Services Development and Comparative Advantage in Manufacturing

Read this working paper in the Policy Research Working Papers series put out by the World Bank. The authors argue that services have to compete for resources alongside manufacturing, with implications for export industries.

IV. Concluding remarks

In this paper, we examine how the development of domestic services sectors may affect the export performance of downstream manufacturing sectors, taking into account the services input intensities of manufacturing sectors. We focus on two types of modern services, i.e., financial services and business services, whose shares in an economy normally increase with the level of a country's development. 

We show that the indirect exports of services are surprisingly high for a number of countries, especially developing or emerging economies, even though most of these countries' direct exports of services are relatively small. We also find that the manufacturing sectors that use these services intensively as inputs benefit more from domestic services development. These findings suggest that policy makers should take into account the linkages among sectors, not look at them in isolation on a single sector basis as can happen with the "silo" approach to trade negotiations. 
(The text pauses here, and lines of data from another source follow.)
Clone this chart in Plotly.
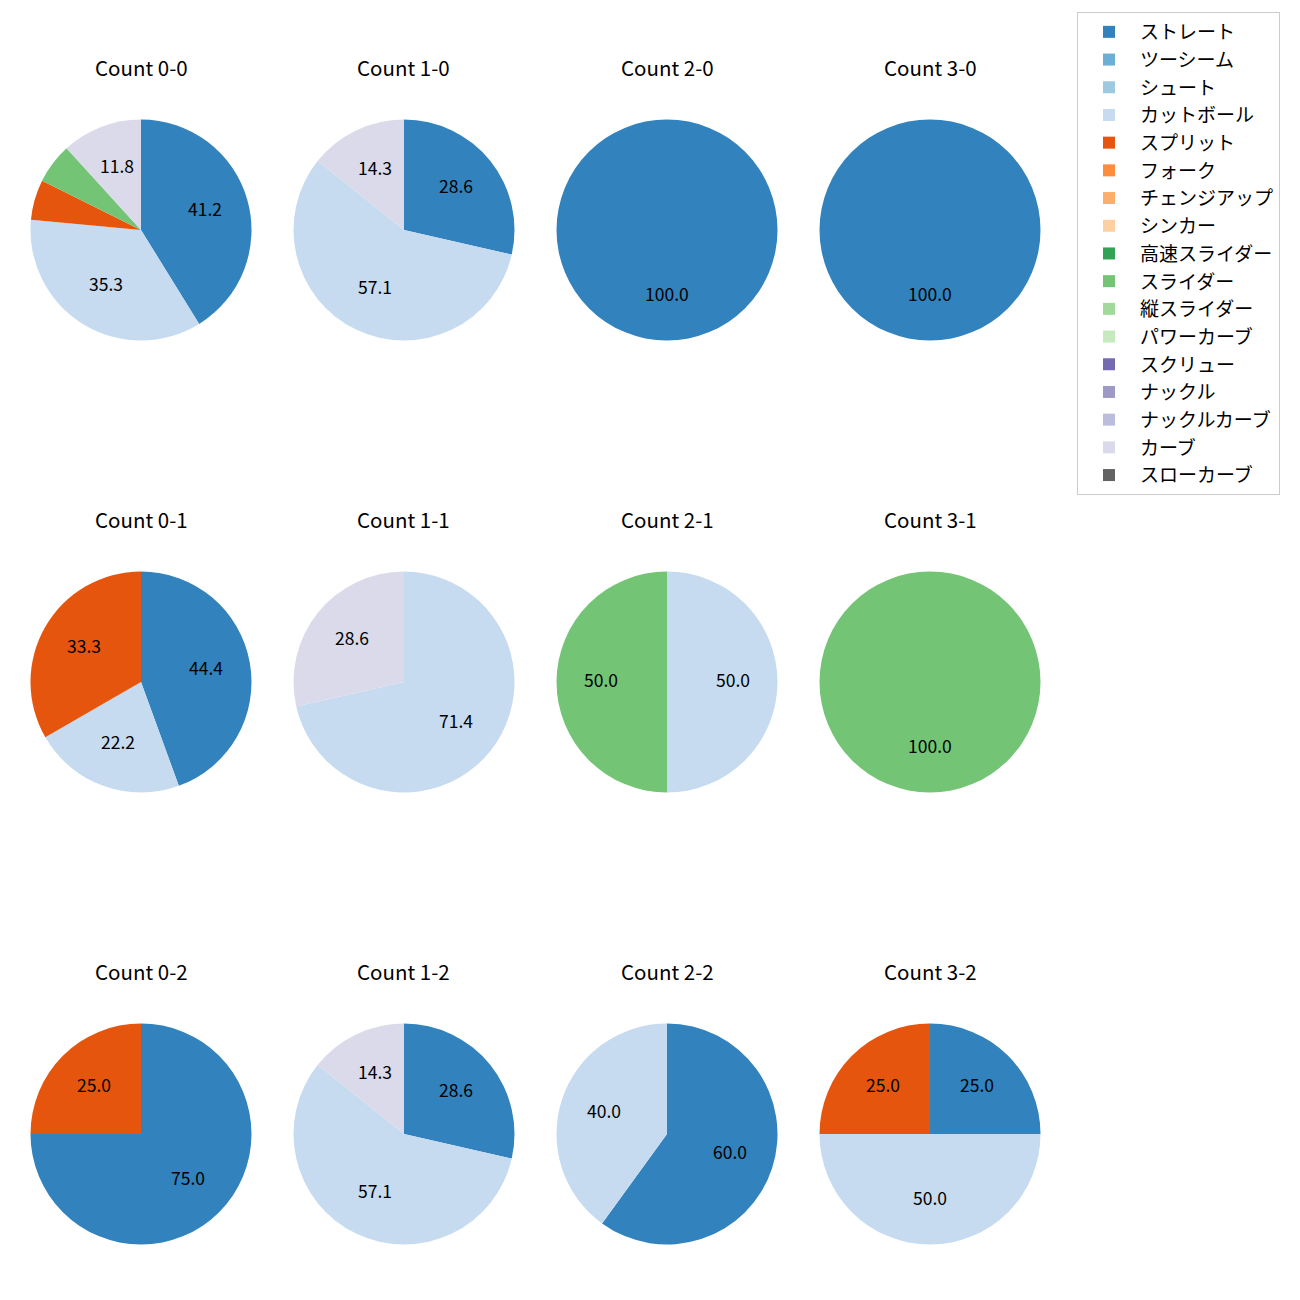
import numpy as np
import plotly.graph_objects as go

pitch_types = ["ストレート", "ツーシーム", "シュート", "カットボール", "スプリット", "フォーク",
               "チェンジアップ", "シンカー", "高速スライダー", "スライダー", "縦スライダー",
               "パワーカーブ", "スクリュー", "ナックル", "ナックルカーブ", "カーブ", "スローカーブ"]
colors = ["#3182bd", "#6baed6", "#9ecae1", "#c6dbef", "#e6550d", "#fd8d3c", "#fdae6b", "#fdd0a2",
          "#31a354", "#74c476", "#a1d99b", "#c7e9c0", "#756bb1", "#9e9ac8", "#bcbddc", "#dadaeb",
          "#636363"]

counts = ["0-0", "1-0", "2-0", "3-0", "0-1", "1-1", "2-1", "3-1", "0-2", "1-2", "2-2", "3-2"]

# pitches per count (by pitch type name)
count_00 = {"ストレート": 7, "カットボール": 6, "スプリット": 1, "スライダー": 1, "カーブ": 2}
count_10 = {"ストレート": 2, "カットボール": 4, "カーブ": 1}
count_20 = {"ストレート": 1}
count_30 = {"ストレート": 1}
count_01 = {"ストレート": 4, "カットボール": 2, "スプリット": 3}
count_11 = {"カットボール": 5, "カーブ": 2}
count_21 = {"カットボール": 1, "スライダー": 1}
count_31 = {"スライダー": 1}
count_02 = {"ストレート": 3, "スプリット": 1}
count_12 = {"ストレート": 2, "カットボール": 4, "カーブ": 1}
count_22 = {"ストレート": 3, "カットボール": 2}
count_32 = {"ストレート": 1, "カットボール": 2, "スプリット": 1}

data = [count_00, count_10, count_20, count_30, count_01, count_11, count_21, count_31,
        count_02, count_12, count_22, count_32]

W = H = 1300
col_cx = [141, 404, 667, 930]
row_cy = [230, 682, 1134]
R = 110.5
FONT = "Noto Sans CJK JP, Noto Sans, sans-serif"

fig = go.Figure()
annotations = []
for i, (name, d) in enumerate(zip(counts, data)):
    r_i, c_i = divmod(i, 4)
    cx, cy = col_cx[c_i], row_cy[r_i]
    vals = [d.get(p, 0) for p in pitch_types]
    fig.add_trace(go.Pie(
        labels=pitch_types, values=vals, sort=False, direction="clockwise", rotation=0,
        marker=dict(colors=colors, line=dict(width=0)),
        textinfo="none", hoverinfo="label+percent", showlegend=(i == 0),
        domain=dict(x=[(cx - R) / W, (cx + R) / W], y=[1 - (cy + R) / H, 1 - (cy - R) / H]),
    ))
    annotations.append(dict(text=f"Count {name}", x=cx / W, y=1 - (cy - 163) / H,
                            xref="paper", yref="paper", showarrow=False,
                            xanchor="center", yanchor="middle",
                            font=dict(size=20.5, color="black", family=FONT)))
    v = np.array(vals, dtype=float)
    frac = v / v.sum()
    cum = np.cumsum(frac)
    for f, cf in zip(frac, cum):
        if f * 100 < 10:
            continue
        theta = np.deg2rad(90 - 360 * (cf - f / 2))
        px = cx + 0.6 * R * np.cos(theta)
        py = cy - 0.6 * R * np.sin(theta) - 3
        annotations.append(dict(text=f"{f*100:.1f}", x=px / W, y=1 - py / H,
                                xref="paper", yref="paper", showarrow=False,
                                xanchor="center", yanchor="middle",
                                font=dict(size=17.5, color="black", family=FONT)))

fig.update_layout(
    width=W, height=H, margin=dict(l=0, r=0, t=0, b=0),
    paper_bgcolor="white", plot_bgcolor="white",
    annotations=annotations,
    legend=dict(x=1077 / W, y=1 - 12 / H, xanchor="left", yanchor="top",
                bordercolor="#cccccc", borderwidth=1, bgcolor="white",
                itemwidth=52,
                font=dict(size=19, color="black", family=FONT), traceorder="normal"),
)

fig.write_html("out.html", config={"displayModeBar": False},
               post_script="document.body.style.margin='0';")
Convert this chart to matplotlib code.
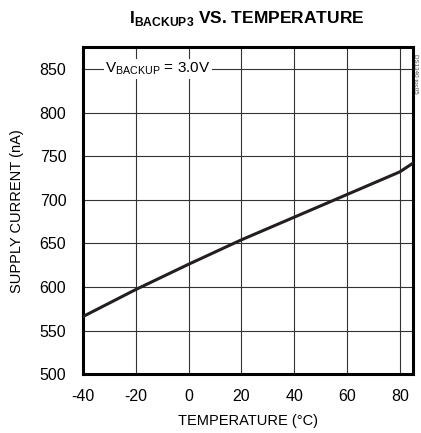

Industrial countries have been strong in exporting services, both directly and indirectly. For example, according to Appendix 1B, the U.S. is not only the largest direct exporter of business services in the world, but also the largest indirect exporter of business services (actually twice as large), suggesting an important role of business services in U.S. manufacturing activities. However, developing and emerging economies have significantly lagged, with the only the exception of India in direct exports of business services. Services development in these countries not only strengthens their services sectors but also promotes manufacturing and other goods producing sectors. Countries like China that may be concerned with the sustainability of their manufacturing export success may consider building stronger services sectors as a way to upgrade their manufacturing sectors to an even higher level. According to Appendix 1B, China's business services exports in value added terms, relative to its exports in gross terms, are less impressive compared to the corresponding figure for financial services shown in Appendix 1A. Both its direct and indirect business services exports are only 8-9 percent of the corresponding numbers of the U.S.  Drawing from the firm-level data in ORBIS, Miroudot and Cadestin show that China is the only country in their sample which has a majority of the manufacturing firms (77 percent in 2013) selling only goods, with little bundling of goods and services such as manufacturing and distribution services, as seen with Apple iPhones/iPads and Apple Stores. To strengthen the manufacturing sector, countries need to focus not just on manufacturing production, but also on services upgrading including but not limited to R&D, marketing, advertising, inventory management, quality control, production scheduling, after-sale technical supports, and follow-up customer services. 

With significant improvement in transportation and communication technologies and increasing services outsourcing activities, some developing countries such as India have developed competitive services sectors. For example, Indian services RCA calculated based on DVA in gross exports are either greater than one (financial services) or close to one (business services), much bigger than the corresponding numbers for other developing economies such as China. For countries like India, our paper suggests that the manufacturing sectors that use these services intensively tend to have a comparative advantage. However, different from most of the other WIOD countries, Indian gross exports of business services are actually larger than its total value added exports, suggesting relatively little embodied business services in other sectors, as shown by the direct and indirect ratio of Indian business services exports in Appendix 1B. There is plenty of room left for India and similar countries to take advantage of their competitive services sectors during their industrialization process. This illustrates the importance for policy makers and entrepreneurs to understand the implications of inter-sectoral linkages. 

We also provide evidence for a bypass effect, that is, countries may bypass their inefficient domestic services sectors by relying more on imported services inputs. This suggests that nations with under-developed services may take advantage of globalization in services. Countries that hesitate to liberalize their services sectors in hopes of protecting their inefficient domestic services sectors may hurt the competitiveness of their manufacturing sectors.

Although this paper focuses only on the services-manufacturing linkages, many other important research questions could also be studied using a similar methodology. With the intercountry input-output tables, we have complete information on how countries and sectors are interlinked to each other. We expect to see more and more studies along this line of research.